# You pick the wood



## Ben Holt (Mar 11, 2016)

I completed 7 Olive wood designers today for the church group, a Atlas in Bocote, and a failed Firestick handle. I'm planning on doing another Atlas tomorrow night. Many of you know what kind of wood I have...I'm guessing I have at least 1 of a lot. What would ur pick be? Please no wood that needs stabilized. Lol. Platinum is the Atlas finish. Hopefully this will be a fun post.


----------



## ripjack13 (Mar 11, 2016)

Bloodwood....

Reactions: Thank You! 1


----------



## Tony (Mar 11, 2016)

Zebrawood

Reactions: Like 1 | Thank You! 1


----------



## manbuckwal (Mar 11, 2016)

DIWB

Reactions: Thank You! 1


----------



## Ben Holt (Mar 12, 2016)

manbuckwal said:


> DIWB


Still learning acronyms. Wats this?


----------



## Ben Holt (Mar 12, 2016)

Ben Holt said:


> Still learning acronyms. Wats this?


Got it. Hav to see if I hav any Burl though. How difficult is it to turn? The post I pulled up from urs was beautiful.

Reactions: Like 1


----------



## Sprung (Mar 12, 2016)

Ben Holt said:


> Got it. Hav to see if I hav any Burl though. How difficult is it to turn? The post I pulled up from urs was beautiful.

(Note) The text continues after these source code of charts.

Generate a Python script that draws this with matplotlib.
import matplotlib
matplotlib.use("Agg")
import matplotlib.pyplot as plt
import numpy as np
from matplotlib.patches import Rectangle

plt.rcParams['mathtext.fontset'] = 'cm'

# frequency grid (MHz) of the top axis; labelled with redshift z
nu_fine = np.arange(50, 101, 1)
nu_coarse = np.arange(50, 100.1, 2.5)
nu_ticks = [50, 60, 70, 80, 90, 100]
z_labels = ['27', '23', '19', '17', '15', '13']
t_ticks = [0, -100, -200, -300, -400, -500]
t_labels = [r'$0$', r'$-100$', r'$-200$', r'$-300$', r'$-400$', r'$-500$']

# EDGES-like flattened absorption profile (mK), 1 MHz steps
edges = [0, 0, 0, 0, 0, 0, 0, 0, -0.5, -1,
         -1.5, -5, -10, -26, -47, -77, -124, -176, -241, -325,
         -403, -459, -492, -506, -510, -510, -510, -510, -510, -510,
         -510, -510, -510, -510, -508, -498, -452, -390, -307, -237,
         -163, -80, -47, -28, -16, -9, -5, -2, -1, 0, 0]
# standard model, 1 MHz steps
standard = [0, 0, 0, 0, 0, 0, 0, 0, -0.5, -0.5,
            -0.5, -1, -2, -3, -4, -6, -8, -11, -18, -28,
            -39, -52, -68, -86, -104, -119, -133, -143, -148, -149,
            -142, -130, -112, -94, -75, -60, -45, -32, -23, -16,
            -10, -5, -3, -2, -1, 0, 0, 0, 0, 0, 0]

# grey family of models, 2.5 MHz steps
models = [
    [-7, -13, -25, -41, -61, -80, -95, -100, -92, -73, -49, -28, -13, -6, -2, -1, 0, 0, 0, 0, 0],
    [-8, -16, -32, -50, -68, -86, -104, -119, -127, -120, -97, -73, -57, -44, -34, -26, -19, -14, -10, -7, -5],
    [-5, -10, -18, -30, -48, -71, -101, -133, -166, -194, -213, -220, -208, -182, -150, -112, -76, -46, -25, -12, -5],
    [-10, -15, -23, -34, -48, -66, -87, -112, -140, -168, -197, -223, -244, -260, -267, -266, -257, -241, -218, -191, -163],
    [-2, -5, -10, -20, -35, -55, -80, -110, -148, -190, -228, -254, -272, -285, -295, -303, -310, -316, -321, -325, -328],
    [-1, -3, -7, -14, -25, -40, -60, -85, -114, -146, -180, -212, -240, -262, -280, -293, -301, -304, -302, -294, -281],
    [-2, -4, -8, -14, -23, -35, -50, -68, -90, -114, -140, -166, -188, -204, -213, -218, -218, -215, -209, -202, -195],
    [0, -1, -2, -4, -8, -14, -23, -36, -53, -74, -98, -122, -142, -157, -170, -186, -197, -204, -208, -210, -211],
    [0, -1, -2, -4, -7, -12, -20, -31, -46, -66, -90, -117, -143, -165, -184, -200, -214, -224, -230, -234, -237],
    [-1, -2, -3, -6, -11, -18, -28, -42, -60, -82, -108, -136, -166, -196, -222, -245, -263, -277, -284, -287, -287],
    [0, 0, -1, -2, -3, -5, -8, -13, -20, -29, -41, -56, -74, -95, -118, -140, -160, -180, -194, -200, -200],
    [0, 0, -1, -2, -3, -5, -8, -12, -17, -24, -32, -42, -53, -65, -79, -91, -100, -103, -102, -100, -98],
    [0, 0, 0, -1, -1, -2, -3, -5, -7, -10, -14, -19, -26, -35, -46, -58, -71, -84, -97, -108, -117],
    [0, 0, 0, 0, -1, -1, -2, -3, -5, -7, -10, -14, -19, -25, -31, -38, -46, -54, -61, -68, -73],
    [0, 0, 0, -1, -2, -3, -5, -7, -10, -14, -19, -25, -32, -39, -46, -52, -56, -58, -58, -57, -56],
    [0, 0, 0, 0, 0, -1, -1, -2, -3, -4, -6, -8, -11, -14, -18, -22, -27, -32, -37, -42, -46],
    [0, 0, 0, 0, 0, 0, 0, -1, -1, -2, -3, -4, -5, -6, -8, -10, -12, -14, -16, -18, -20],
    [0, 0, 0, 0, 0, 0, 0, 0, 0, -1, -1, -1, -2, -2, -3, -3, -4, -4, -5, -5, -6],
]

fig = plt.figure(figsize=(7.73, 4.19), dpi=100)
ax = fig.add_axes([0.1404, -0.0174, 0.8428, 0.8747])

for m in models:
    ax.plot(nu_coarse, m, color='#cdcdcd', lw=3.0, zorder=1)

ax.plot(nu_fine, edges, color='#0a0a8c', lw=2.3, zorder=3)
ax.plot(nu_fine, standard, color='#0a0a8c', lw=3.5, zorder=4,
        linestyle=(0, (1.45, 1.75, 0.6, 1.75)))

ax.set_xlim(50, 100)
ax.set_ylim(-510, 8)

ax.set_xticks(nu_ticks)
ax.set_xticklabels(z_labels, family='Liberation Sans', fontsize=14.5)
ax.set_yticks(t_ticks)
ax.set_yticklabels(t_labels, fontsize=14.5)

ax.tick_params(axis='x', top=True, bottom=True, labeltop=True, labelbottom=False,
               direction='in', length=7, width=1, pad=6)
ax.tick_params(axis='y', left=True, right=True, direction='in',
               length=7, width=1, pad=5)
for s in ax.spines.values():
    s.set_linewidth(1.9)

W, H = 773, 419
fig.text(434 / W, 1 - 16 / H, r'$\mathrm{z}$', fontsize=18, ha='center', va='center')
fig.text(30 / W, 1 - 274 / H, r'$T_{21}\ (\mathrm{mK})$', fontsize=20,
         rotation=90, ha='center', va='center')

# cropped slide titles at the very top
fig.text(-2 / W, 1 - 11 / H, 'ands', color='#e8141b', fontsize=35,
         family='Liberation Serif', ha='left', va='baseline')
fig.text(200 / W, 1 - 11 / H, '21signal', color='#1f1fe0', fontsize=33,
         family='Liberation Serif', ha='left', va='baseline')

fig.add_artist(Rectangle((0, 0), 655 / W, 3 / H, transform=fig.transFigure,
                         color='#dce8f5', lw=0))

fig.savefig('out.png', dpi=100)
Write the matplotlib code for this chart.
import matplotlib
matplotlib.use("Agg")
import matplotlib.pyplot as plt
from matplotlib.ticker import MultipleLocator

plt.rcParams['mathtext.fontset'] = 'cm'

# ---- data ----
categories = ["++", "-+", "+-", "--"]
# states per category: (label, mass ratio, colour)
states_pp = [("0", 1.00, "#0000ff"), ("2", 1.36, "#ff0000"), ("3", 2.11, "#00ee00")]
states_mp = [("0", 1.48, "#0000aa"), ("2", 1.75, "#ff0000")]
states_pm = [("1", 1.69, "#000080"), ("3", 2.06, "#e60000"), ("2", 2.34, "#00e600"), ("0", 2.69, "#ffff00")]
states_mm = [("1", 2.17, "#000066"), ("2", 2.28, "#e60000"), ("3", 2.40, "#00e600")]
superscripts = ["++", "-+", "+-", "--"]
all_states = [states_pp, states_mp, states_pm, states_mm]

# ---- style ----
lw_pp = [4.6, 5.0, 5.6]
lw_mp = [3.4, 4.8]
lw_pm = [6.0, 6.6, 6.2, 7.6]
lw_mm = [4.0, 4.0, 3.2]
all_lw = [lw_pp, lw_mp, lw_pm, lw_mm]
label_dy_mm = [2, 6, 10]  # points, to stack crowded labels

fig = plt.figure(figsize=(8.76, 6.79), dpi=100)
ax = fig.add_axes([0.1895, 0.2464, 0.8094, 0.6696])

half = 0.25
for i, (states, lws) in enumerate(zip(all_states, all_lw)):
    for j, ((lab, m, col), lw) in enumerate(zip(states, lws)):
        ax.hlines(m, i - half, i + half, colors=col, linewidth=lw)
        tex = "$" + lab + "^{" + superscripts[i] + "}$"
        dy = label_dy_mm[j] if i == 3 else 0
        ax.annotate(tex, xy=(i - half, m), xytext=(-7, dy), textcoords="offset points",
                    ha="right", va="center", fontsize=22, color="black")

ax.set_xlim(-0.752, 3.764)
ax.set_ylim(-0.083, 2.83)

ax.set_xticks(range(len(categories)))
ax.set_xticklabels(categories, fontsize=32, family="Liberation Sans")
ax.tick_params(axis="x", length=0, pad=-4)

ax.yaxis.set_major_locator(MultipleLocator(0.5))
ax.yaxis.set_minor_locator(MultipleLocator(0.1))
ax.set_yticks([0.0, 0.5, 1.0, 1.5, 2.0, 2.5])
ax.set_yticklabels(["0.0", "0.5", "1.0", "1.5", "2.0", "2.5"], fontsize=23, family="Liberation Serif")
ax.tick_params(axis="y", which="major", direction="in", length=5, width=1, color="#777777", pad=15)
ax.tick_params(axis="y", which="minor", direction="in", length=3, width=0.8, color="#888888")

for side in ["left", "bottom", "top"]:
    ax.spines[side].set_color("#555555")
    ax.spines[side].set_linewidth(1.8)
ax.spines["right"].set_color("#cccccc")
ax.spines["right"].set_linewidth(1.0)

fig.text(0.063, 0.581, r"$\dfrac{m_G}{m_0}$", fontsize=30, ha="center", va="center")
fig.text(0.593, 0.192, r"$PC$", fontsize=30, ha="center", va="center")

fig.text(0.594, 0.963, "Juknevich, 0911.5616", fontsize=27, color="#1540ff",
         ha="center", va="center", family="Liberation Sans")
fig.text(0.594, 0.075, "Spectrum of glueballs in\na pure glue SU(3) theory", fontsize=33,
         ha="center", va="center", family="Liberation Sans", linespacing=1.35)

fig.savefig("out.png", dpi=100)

Desert Ironwood and Desert Ironwood Burl aren't difficult to turn, IMO. It will dull your tools faster - it's very dense. (Will actually sink in water.) It may sometimes have a crack that needs to be filled in with a little thin CA or a little larger void that needs to be filled in with something else. It is a very hard wood, but I feel that it turns/machines very well. It can be very oily, so make sure you do some very thorough rubbing with lacquer thinner or acetone to remove surface oils from the piece after sanding and before applying a CA finish. The smell while working with it isn't the most pleasant, but it's worth dealing with. Desert Ironwood is one of my favorite woods, so I'll agree with Tom - you can't go wrong with a nice piece of Desert Ironwood or Desert Ironwood Burl.


----------



## Ben Holt (Mar 12, 2016)

I have these two. Im pretty sure one is diwb but dont know how i can keep the burl part and not sure if the other is diw or not. Off to cub scouts!

Reactions: Like 1


----------



## bamafatboy (Mar 12, 2016)

Black Walnut Burl is another nice dark wood. Cocobolo is also. Whatever you choose will be fine, I am sure.


----------



## ripjack13 (Mar 12, 2016)

Ben Holt said:


> Still learning acronyms. Wats this?



Desert Ironwood Burl....
If you ever need to look something up look here.

Reactions: Thank You! 1


----------



## Ben Holt (Mar 12, 2016)

So here is my piece of DIWB. Question is should i try and salvage the coloration or do my best to avoid it? I dont think if i try to get it i will based in where the bushings are but will try if u guys think i should. Let me know so i can glue in tubes for turning tonight.


----------



## El Guapo (Mar 12, 2016)

I usually try to capitalize on any two-tone in my blanks. This was a father's day present for my old man a couple of years ago (to give you an idea of the finished look of heart/sap in DIW).

Reactions: EyeCandy! 1


----------



## El Guapo (Mar 12, 2016)

But goodness does that stuff smell awful! Anybody looking for a dead cat?


----------



## Ben Holt (Mar 13, 2016)

Sorry for delay in getting a pic up. It turned out pretty nice but I came down with the flu late last night and haven't done much of anything today. Over the weekend I completed 7 olive wood, Bocote atlas, Ironwood Burl atlas and 2 acrylics for the boys.


----------



## rocky1 (Mar 13, 2016)

Good luck with the flu! Spent all last week watching TV and playing on the internet. Anything requiring more effort than changing channels with the remote, or plunking keys on the keyboard resulted in breaking out in a cold sweat and getting so dizzy I couldn't see straight and wanting to puke. That was Sunday through Friday... Saturday I finally got out in the shop and played a little.

Reactions: Sincere 2


----------



## ripjack13 (Mar 13, 2016)

I just got the flu on Friday too...Man I feel like hell.


----------



## rocky1 (Mar 13, 2016)

Just got my stomach back to normal... Never puked, but it made no difference what I ate, it resulted in 4 - 5 hours of indigestion. Had a meat loaf sandwich and a handful of chips for lunch Saturday, and I felt like I'd swallowed a flaming bowling bowl all afternoon. Tums worked for a little while, and it came right back. Wife brought out Tums, Rolaids, and Candied Ginger last night, and I opted for the Ginger. Today has been much better!!! Stomach feels almost normal again.


----------